3. CLOUD SERVICE PROVIDER MODULE
The cloud service provider manages a cloud to provide data storage service. Data owners encrypt their data files and store them in the cloud with the jar file created for each file for sharing with data consumers. To access the shared data files, data consumers download encrypted data files of their interest from the cloud and then decrypt them.

4. DISASSEMBLING ATTACK
In this module we show how our system is secured by evaluating to possible attacks to disassemble the JAR file of the logger and then attempt to extract useful information out of it or spoil the log records in it. Given the ease of disassembling JAR files, this attack poses one of the most serious threats to our architecture. Since we cannot prevent an attacker to gain possession of the JARs, we rely on the strength of the cryptographic schemes applied to preserve the integrity and confidentiality of the logs. Once the JAR files are disassembled, the attacker is in possession of the public IBE key used for encrypting the log files, the encrypted log file itself, and the *.class files. Therefore, the attacker has to rely on learning the private key or subverting the encryption to read the log records. To compromise the confidentiality of the log files, the attacker may try to identify which encrypted log records correspond to his actions by mounting a chosen plaintext attack to obtain some pairs of encrypted log records and plain texts. However, the adoption of the Weil Pairing algorithm ensures that the CIA framework has both chosen ciphertext security and chosen plaintext security in the random oracle model. Therefore, the attacker will not be able to decrypt any data or log files in the disassembled JAR file. Even if the attacker is an authorized user, he can only access the actual content file but he is not able to decrypt any other data including the log files which are viewable only to the data owner.1 From the disassembled JAR files, the attackers are not able to directly view the access control policies either, since the original source code is not included in the JAR files. If the attacker wants to infer access control policies, the only possible way is through analyzing the log file. This is, however, very hard to accomplish since, as mentioned earlier, log records are encrypted and breaking the encryption is computationally hard. Also, the attacker cannot modify the log files extracted from a disassembled JAR. Would the attacker erase or tamper a record, the integrity checks added to each record of the log will not match at the time of verification, revealing the error. Similarly, attackers will not be able to write fake records to log files without going undetected, since they will need to sign with a valid key and the chain of hashes will not match.
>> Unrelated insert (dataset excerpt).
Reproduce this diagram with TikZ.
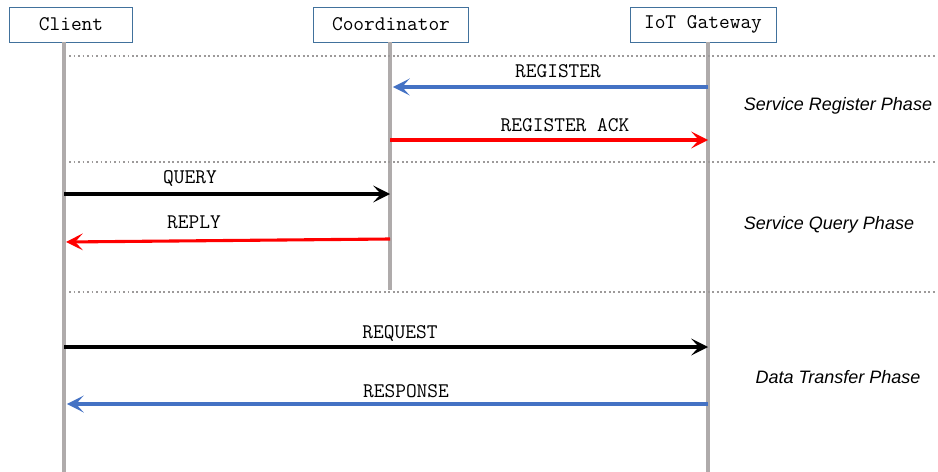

5. Man-in-the-Middle Attack
In this module, an attacker may intercept messages during the authentication of a service provider with the certificate authority, and reply the messages in order to masquerade as a legitimate service provider. There are two points in time that the attacker can replay the messages. One is after the actual service provider has completely disconnected and ended a session with the certificate authority. The other is when the actual service provider is disconnected but the session is not over, so the attacker may try to renegotiate the connection. The first type of attack will not succeed since the certificate typically has a time stamp which will become obsolete at the time point of reuse. The second type of attack will also fail since renegotiation is banned in the latest version of OpenSSL and cryptographic checks have been added.





SYSTEM REQUIREMENTS:
HARDWARE REQUIREMENTS:

         System                 : Pentium IV 2.4 GHz.
         Hard Disk            : 40 GB.
         Floppy Drive       : 1.44 Mb.
         Monitor                : 15 VGA Colour.
         Mouse                  : Logitech.
         Ram                     : 512 Mb.

SOFTWARE REQUIREMENTS:

         Operating system           : - Windows XP.
         Coding Language :  JAVA/J2EE
         Data Base             :  MYSQL

REFERENCE:
Smitha Sundareswaran, Anna C. Squicciarini, and Dan Lin, “Ensuring Distributed Accountability for Data Sharing in the Cloud”, IEEE TRANSACTIONS ON DEPENDABLE AND SECURE COMPUTING, VOL. 9, NO. 4, JULY/AUGUST 2012.